Shmuel Carmel was born in Israel, served in the Israel Defense Forces and devoted his life to Judaism. But because his mother was deaf and could not “hear” the words of Torah when she converted to Judaism from Christianity, the Chief Rabbinate didn’t recognize her conversation and, therefore, Shmuel was not considered Jewish and could not legally marry the woman he loved in his homeland.
As a result, Shmuel and Anat Carmel traveled this spring to Washington, D.C., with two other couples—one gay and transgender and the other a Reform couple—to have an official wedding they would never forget. The event was presented jointly by Reform synagogue Washington Hebrew Congregation (where the event was held) and Conservative synagogue Adas Israel Congregation, in partnership with USCJ, the Masorti Foundation for Conservative Judaism in Israel and the Reconstructionist Rabbinical Association.
Shmuel’s story is similar to other Israeli couples, whose marriages are not recognized by the State of Israel and the Orthodox-controlled Rabbinate because they were either performed outside sanctioned religious authorities or the partners were interfaith or same-sex. Currently, all citizens must have an Orthodox ceremony by an Orthodox rabbi for their marriage to be accepted, or can choose to have their wedding abroad and be recognized as married once they return.

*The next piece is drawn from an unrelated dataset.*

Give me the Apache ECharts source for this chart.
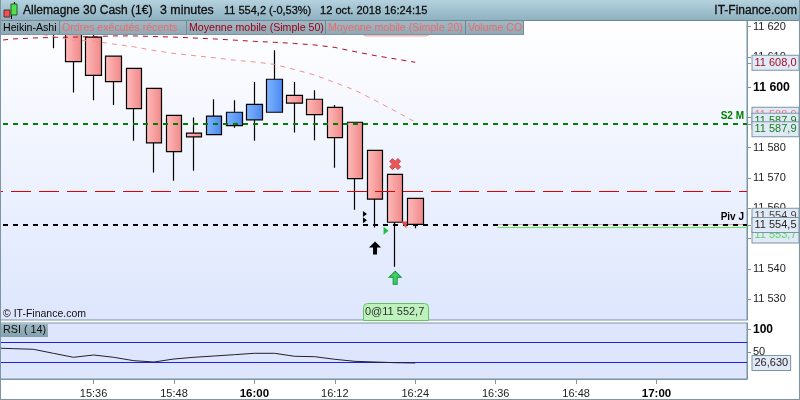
<!DOCTYPE html>
<html><head><meta charset="utf-8">
<style>html,body{margin:0;padding:0;background:#fff}#c{width:800px;height:400px}</style>
<script src="https://cdn.jsdelivr.net/npm/echarts@6/dist/echarts.min.js"></script>
</head><body><div id="c"></div>
<script>
const categories=['15:21','15:24','15:27','15:30','15:33','15:36','15:39','15:42','15:45','15:48','15:51','15:54','15:57','16:00','16:03','16:06','16:09','16:12','16:15','16:18','16:21','16:24','16:27','16:30','16:33','16:36','16:39','16:42','16:45','16:48','16:51','16:54','16:57','17:00','17:03','17:06','17:09','17:12'];
const timeLabels=['15:36','15:48','16:00','16:12','16:24','16:36','16:48','17:00'];
const boldTimes=['16:00','17:00'];
// open, close, low, high
const candles=[['-','-','-','-'],['-','-','-','-'],['-','-','-','-'],
[11628,11621,11612.8,11630],
[11619.5,11608.4,11598.2,11622],
[11616.5,11603.9,11595.7,11620],
[11610.2,11601.8,11594.1,11610.2],
[11606.2,11592.9,11582.3,11606.2],
[11599.6,11581.6,11571.8,11599.6],
[11590.7,11578.7,11569.1,11590.7],
[11584.8,11583.6,11572.4,11590.0],
[11584.3,11590.4,11584.3,11596.0],
[11587.3,11591.7,11586.6,11595.7],
[11589.2,11594.3,11582.3,11601.7],
[11591.7,11602.6,11591.7,11612.2],
[11597.3,11594.7,11585.0,11601.7],
[11596.0,11590.9,11582.5,11599.0],
[11593.3,11583.3,11573.4,11594.1],
[11588.4,11569.8,11559.5,11588.4],
[11579.1,11563.0,11553.7,11579.1],
[11571.2,11555.4,11540.7,11571.2],
[11563.3,11554.7,11553.4,11563.3]];
const ma50=[11615.2,11615.9,11616.2,11616.4,11616.5,11616.7,11616.9,11616.9,11616.7,11616.5,11616.2,11615.9,11615.5,11615.1,11614.8,11614.4,11613.9,11613.1,11611.7,11610.4,11609.3,11608.2];
const ma20=[11619.5,11618.8,11617.9,11616.7,11615.5,11615.2,11614.2,11613.3,11612.1,11611.1,11610.4,11609.7,11608.9,11608.3,11607.5,11605.8,11604.0,11601.5,11599.0,11595.6,11592.1,11588.5];
const rsi=[59.4,58,56.6,47.8,39.1,44.1,39.1,31.7,28.8,35.4,39.1,41.9,44.8,47.8,47.8,41.3,40.4,34.7,30.3,28.8,27.3,26.63];
const rsiBands=[71.4,28.2];
const priceTicks=[11530,11540,11550,11560,11570,11580,11590,11600,11610,11620];
const tagTicks=[11608.0,11587.9,11554.5];
const rsiTicks=[50,100];
const s2=11587.9, pivot=11554.5, resistance=11565.6, askLevel=11554.6, bidLevel=11553.7;
// value, text, colour, vertical shift of the tag, in drawing order
const tags=[[11608.0,'11 608,0','#a01020',0],[11588.9,'11 588,9','#f07878',-6],[11587.9,'11 587,9','#108018',-3],[11587.9,'11 587,9','#108018',5.5],[11553.7,'11 553,7','#50d860',8],[11554.9,'11 554,9','#444444',-8],[11554.5,'11 554,5','#222222',0]];
const titleParts=[['Allemagne 30 Cash (1€)',23,12],['3 minutes',160,12.4],['11 554,2 (-0,53%)',224,11],['12 oct. 2018 16:24:15',320,11.1]];
const legendChips=[['Heikin-Ashi',1,59,'#000000'],['Ordres exécutés récents',60,186,'#f06a6a'],['Moyenne mobile (Simple 50)',187,325,'#a00018'],['Moyenne mobile (Simple 20)',326,465,'#f06a6a'],['Volume CO',466,523,'#f06a6a']];

const FONT='"Liberation Sans",Arial,sans-serif';
const fmt=v=>String(v).replace(/^(\d\d)(\d+)/,'$1 $2');
const grad=(a,b,h)=>new echarts.graphic.LinearGradient(0,0,h?1:0,h?0:1,[{offset:0,color:a},{offset:1,color:b}]);
const rect=(x,y,w,h,fill,extra)=>Object.assign({type:'rect',silent:true,z:100,shape:{x,y,width:w,height:h},style:{fill}},extra||{});
const txt=(x,y,t,fill,size,extra)=>({type:'text',silent:true,z:101,x,y,style:Object.assign({text:t,fill,font:size+'px '+FONT,verticalAlign:'middle'},extra||{})});
const frame='#7b95a3';
const graphics=[
 rect(0,0,800,20,grad('#b4d2de','#8fb1c0')),
 rect(0,20,800,1,'#6f8a96'),
 rect(0,0,1,400,frame),rect(799,0,1,400,frame),rect(0,399,800,1,frame),
 rect(11,5,1,14,'#000'),rect(4,10,6,7,'#f05050',{style:{fill:'#f05050',stroke:'#503030',lineWidth:1}}),
 rect(11,4,6,11,'#50e050',{style:{fill:'#50e050',stroke:'#206020',lineWidth:1}}),
 rect(14,2,1,2,'#000'),
 rect(363,30,66,6,'#ffc0c0',{shape:{x:363,y:30,width:66,height:6,r:3},style:{fill:'#ffd0d0',stroke:'#f8a8a8',lineWidth:1}}),
 txt(797,11,'IT-Finance.com','#101010',12,{align:'right',stroke:'#101010',lineWidth:0.3}),
 txt(3,314,'© IT-Finance.com','#101010',10.5),
 rect(1,324,47,13,grad('#9fb8c4','#82a0ae')),
 txt(3,330.5,'RSI ( 14)','#101010',10.8),
 {type:'rect',silent:true,z:100,shape:{x:363.5,y:303.5,width:65,height:17,r:[4,4,0,0]},style:{fill:'#bdf2bd',stroke:'#62c562',lineWidth:1}},
 txt(365,312,'0@11 552,7','#303030',11)
];
titleParts.forEach(p=>graphics.push(txt(p[1],11,p[0],'#101010',p[2],{stroke:'#101010',lineWidth:0.3})));
legendChips.forEach(c=>{
 graphics.push(rect(c[1],21,c[2]-c[1],13.5,grad('#9fb8c4','#8ea8b4')));
 graphics.push(rect(c[2],21,1,14,'#6f8a96'));
 graphics.push(txt(c[1]+2,28,c[0],c[3],10.6));
});
graphics.push(rect(0,34,524,1,'#7b95a3'));

const hline=(v,color,w,dash,label)=>({yAxis:v,lineStyle:{color,width:w,type:dash},label:label?{show:true,formatter:label,position:'insideEndTop',distance:3,color,fontFamily:FONT,fontWeight:'bold',fontSize:10}:{show:false}});
const scatter=(name,symbol,size,x,v,offset,fill,stroke)=>({name,type:'scatter',xAxisIndex:0,yAxisIndex:0,symbol,symbolSize:size,symbolOffset:offset,silent:true,z:6,itemStyle:{color:fill,borderColor:stroke||fill,borderWidth:stroke?1:0,opacity:1},data:[[x,v]]});
const upArrow='path://M6 0L12 6H8V13H4V6H0Z';
const cross='path://M3 0L6 3L9 0L12 3L9 6L12 9L9 12L6 9L3 12L0 9L3 6L0 3Z';
const right='path://M0 0L6 4L0 8Z';
const down='path://M0 0L6 0L5 7Z';
const hidden={color:'rgba(0,0,0,0)',width:0};
const tagLabel=(text,color,dy)=>({show:true,position:'end',distance:5.5,formatter:text,color,fontFamily:FONT,fontSize:11,offset:[0,dy],backgroundColor:'#e2e9f6',borderColor:frame,borderWidth:1,padding:[2,2,1,2]});

const chart=echarts.init(document.getElementById('c'),null,{renderer:'canvas'});
chart.setOption({
 animation:false,backgroundColor:'#ffffff',graphic:graphics,
 grid:[
  {left:-17,width:764,top:20,height:300,outerBoundsMode:'none',show:true,borderColor:frame,borderWidth:1,backgroundColor:grad('#ffffff','#dde6fd')},
  {left:-17,width:764,top:323,height:56,outerBoundsMode:'none',show:true,borderColor:frame,borderWidth:1,backgroundColor:'#dde6fd'}],
 xAxis:[
  {type:'category',gridIndex:0,data:categories,show:false},
  {type:'category',gridIndex:1,data:categories,boundaryGap:true,
   axisLine:{show:true,onZero:false,lineStyle:{color:frame}},
   axisTick:{show:true,alignWithLabel:true,length:5,lineStyle:{color:frame},interval:(i,v)=>timeLabels.includes(v)},
   axisLabel:{show:true,margin:9,interval:(i,v)=>timeLabels.includes(v),color:'#222',fontFamily:FONT,fontSize:11,
    formatter:v=>boldTimes.includes(v)?'{b|'+v+'}':v,rich:{b:{fontWeight:'bold',fontSize:11.5,color:'#000',fontFamily:FONT}}},
   splitLine:{show:false}}],
 yAxis:[
  {type:'value',gridIndex:0,position:'right',min:11523.14,max:11622.15,scale:true,
   axisLine:{show:true,lineStyle:{color:frame}},
   axisTick:{show:true,length:4,lineStyle:{color:frame},customValues:priceTicks.concat(tagTicks)},
   axisLabel:{show:true,margin:6,color:'#222',fontFamily:FONT,fontSize:11,customValues:priceTicks,
    formatter:v=>v===11600?'{b|'+fmt(v)+'}':fmt(v),rich:{b:{fontWeight:'bold',fontSize:12.3,color:'#000',fontFamily:FONT}}},
   splitLine:{show:false}},
  {type:'value',gridIndex:1,position:'right',min:-8.3,max:114,
   axisLine:{show:true,lineStyle:{color:frame}},
   axisTick:{show:true,length:4,lineStyle:{color:frame},customValues:rsiTicks},
   axisLabel:{show:true,margin:6,color:'#222',fontFamily:FONT,fontSize:11,customValues:rsiTicks,
    formatter:v=>v===100?'{b|100}':String(v),rich:{b:{fontWeight:'bold',fontSize:12,color:'#000',fontFamily:FONT}}},
   splitLine:{show:false}}],
 series:[
  {name:'Heikin-Ashi',type:'candlestick',xAxisIndex:0,yAxisIndex:0,barWidth:16,silent:true,z:3,data:candles,
   itemStyle:{color:grad('#7fb6ff','#4b86f0',true),color0:grad('#ffbcbc','#f08686',true),borderColor:'#000',borderColor0:'#000',borderWidth:1.2}},
  {name:'MA50',type:'line',xAxisIndex:0,yAxisIndex:0,data:ma50,showSymbol:false,symbol:'none',z:4,silent:true,lineStyle:{color:'#b00a20',width:1,type:[5,5]}},
  {name:'MA20',type:'line',xAxisIndex:0,yAxisIndex:0,data:ma20,showSymbol:false,symbol:'none',z:4,silent:true,lineStyle:{color:'#f58f8f',width:1,type:[5,5]}},
  {name:'askBid',type:'line',xAxisIndex:0,yAxisIndex:0,data:[],z:4,silent:true,markLine:{silent:true,symbol:'none',animation:false,data:[]}},
  {name:'levels',type:'line',xAxisIndex:0,yAxisIndex:0,data:[],z:5,silent:true,
   markLine:{silent:true,symbol:'none',animation:false,data:[
    hline(resistance,'#e00000',1,[20,8]),
    hline(s2,'#008000',2,[5,5],'S2 M'),
    hline(pivot,'#000000',2,[5,5],'Piv J')
   ]}},
  scatter('stop',cross,11,20,11574.6,[0,0],'#e85858','#d04848'),
  scatter('buy',upArrow,[12,13],20,11537.1,[0,0],'#3fd060','#109040'),
  scatter('arrow',upArrow,[12,13],19,11546.9,[0,0],'#000000'),
  scatter('entry',right,[5,8],19,11552.6,[11,0],'#20c040'),
  scatter('exit',down,[6,7],20,11554.5,[9,0],'#e84848'),
  scatter('m1',right,[4,6],18,11558.1,[10,0],'#000000'),
  scatter('m2',right,[4,6],18,11556.1,[10,0],'#000000'),
  {name:'tags',type:'line',xAxisIndex:0,yAxisIndex:0,data:[],z:20,silent:true,
   markLine:{silent:true,symbol:'none',animation:false,
    data:tags.map(t=>({yAxis:t[0],lineStyle:hidden,label:tagLabel(t[1],t[2],t[3])}))}},
  {name:'RSI',type:'line',xAxisIndex:1,yAxisIndex:1,data:rsi,showSymbol:false,symbol:'none',z:5,silent:true,lineStyle:{color:'#202030',width:1},
   markLine:{silent:true,symbol:'none',animation:false,data:rsiBands.map(v=>({yAxis:v,lineStyle:{color:'#2020e0',width:1,type:'solid'},label:{show:false}}))}},
  {name:'rsiTag',type:'line',xAxisIndex:1,yAxisIndex:1,data:[],z:20,silent:true,
   markLine:{silent:true,symbol:'none',animation:false,data:[{yAxis:rsi[rsi.length-1],lineStyle:hidden,label:tagLabel('26,630','#222',0)}]}}
 ]
});
// the ask and bid lines run from just after 16:36 to the right edge of the plot
const startX=chart.convertToPixel({xAxisIndex:0},'16:36')+2;
const endX=chart.convertToPixel({yAxisIndex:0,xAxisIndex:0},[categories[categories.length-1],askLevel])[0]+10;
const span=(v,color)=>{const y=chart.convertToPixel({yAxisIndex:0},v);return [{x:startX,y,lineStyle:{color,width:1,type:'solid'},label:{show:false}},{x:endX,y}];};
chart.setOption({series:[{name:'askBid',markLine:{data:[span(askLevel,'#f49c9c'),span(bidLevel,'#55ee55')]}}]});
</script></body></html>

“It was heartbreaking knowing that I could not get married in my home country,” says Shmuel. “When we came to the United States for the wedding, people were simply buzzing with excitement about us. The Jewish communities in America are filled with so much love and are simply waiting for an opportunity to spread it around.”
Complete with the breaking of the glass, dancing the hora and an audience of more than 1,000 guests, the ceremony included both Conservative and Reform rabbis blessing the three couples. The couples also had the opportunity to share intimate moments with their loved ones under the huppah (Jewish marriage canopy). “As a gay man living in Israel, I never imagined having a Jewish wedding and having such a positive experience in relation to my Jewish faith,” says Aviad Taz. “Being able to come to America and get married meant so much. It was also a once-in-a-lifetime experience that allowed us to bond with exceptional people who showered us and Israel with love.”
Four years prior, Aviad and his husband, Tsion had a wedding ceremony in Tel Aviv surrounded by friends and family. Although Conservative and Reform Jews have long accepted same-sex marriage, it is prohibited in Orthodox Judaism—meaning the marriage was not recognized in the couple’s home country and their IDs still listed them as single. “We have not really accepted this, which is why we wanted to be a part of this event,” Aviad says.
Since Ilia Rabkin and Sahar Malka are both considered Jewish by the Halakha, the pair had the opportunity to get married through the Chief Rabbinate of Israel. Instead, they decided to have a non-recognized Reform wedding in Israel. “We were hurt, so our answer was to have a beautiful, equal ceremony with a Jewish spirit,” Ilia says. “We were offered this amazing opportunity to stand up for what we believe in after our first wedding in Israel wasn’t recognized and I could give my husband his ring and read him his vows.”
The highlight for Ilia and Sahar came from the warmth and generosity presented by the Washington, D.C. Jewish community, who volunteered to host the couples in their homes, help the brides with their dresses and cook food. “It’s almost unbelievable how close we became with everyone during the short period of time we were in the United States,” Sahar says. “The host families, community members and other couples who were married with us became instant family. We could feel the love and support at every step.”
Despite leaving Israel to have the formal wedding they’ve always dreamed about, all three couples maintain their love and admiration for their home country. “Israel is truly an amazing country with a rich and long history of people showing love to one another,” says Shmuel. “We just think Israel can be better and allow all types and lifestyles of Judaism.”